Google Acquires Startup Moodstocks, Visual Search For Objects
by Laurie Sullivan @lauriesullivan, July 6, 2016
Google announced Wednesday the acquisition of Moodstocks and its team of engineers and researchers based in Paris who develop visual recognition and machine-learning algorithms.
Moodstocks’ image-recognition technology turns a camera’s mobile device into a scanner that can recognize objects. In the company’s LinkedIn profile it claims that about 2,200 developers use its services worldwide. The company works with brands like Redcats, Kingfisher, But, Kiabi, Casino, and Chronodrive, along with publishing and advertising.
Denis BrulĂ© and Cedric Deltheil founded the company in 2008, developing a technology that allows smartphones to recognize objects. Moodstocks’ technology turns the device’s camera into a scanner to identify objects in real-time, similar to Goggles developed by Google more than six years ago, or Blippar AR demonstrated at South By Southwest Interactive in 2015.
Opening the app and looking at any object through the smartphone’s camera activates Blippar’s technology, a digital image search that draws information from across the Web.
Vincent Simonet, head of the research and development center at France Google, welcomed Moodstocks’ team to the R&D center, which launched in 2011.

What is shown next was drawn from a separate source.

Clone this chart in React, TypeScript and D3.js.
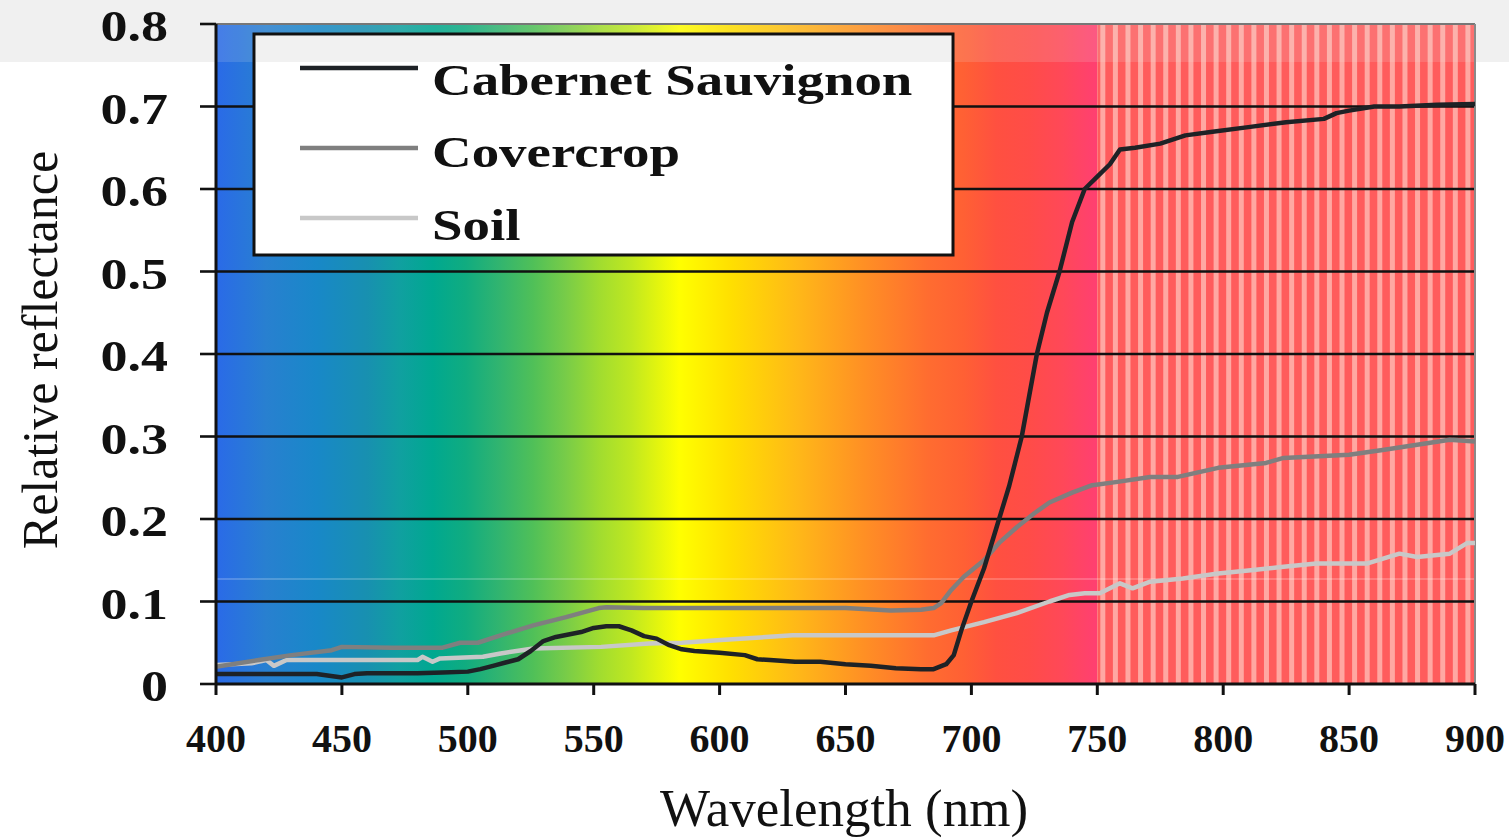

Google has spent a lot of time lately with computer vision — image and pattern recognition — with help from neural networks.
Google’s Paris R&D team contributes to the development of YouTube, Chrome or Cultural Institute, especially in the area of machine learning and research, Simonet wrote in a blog post. “France abounds in talents in engineering and research,” he wrote. “We look forward to working with the team Moodstocks and see what we can develop together.”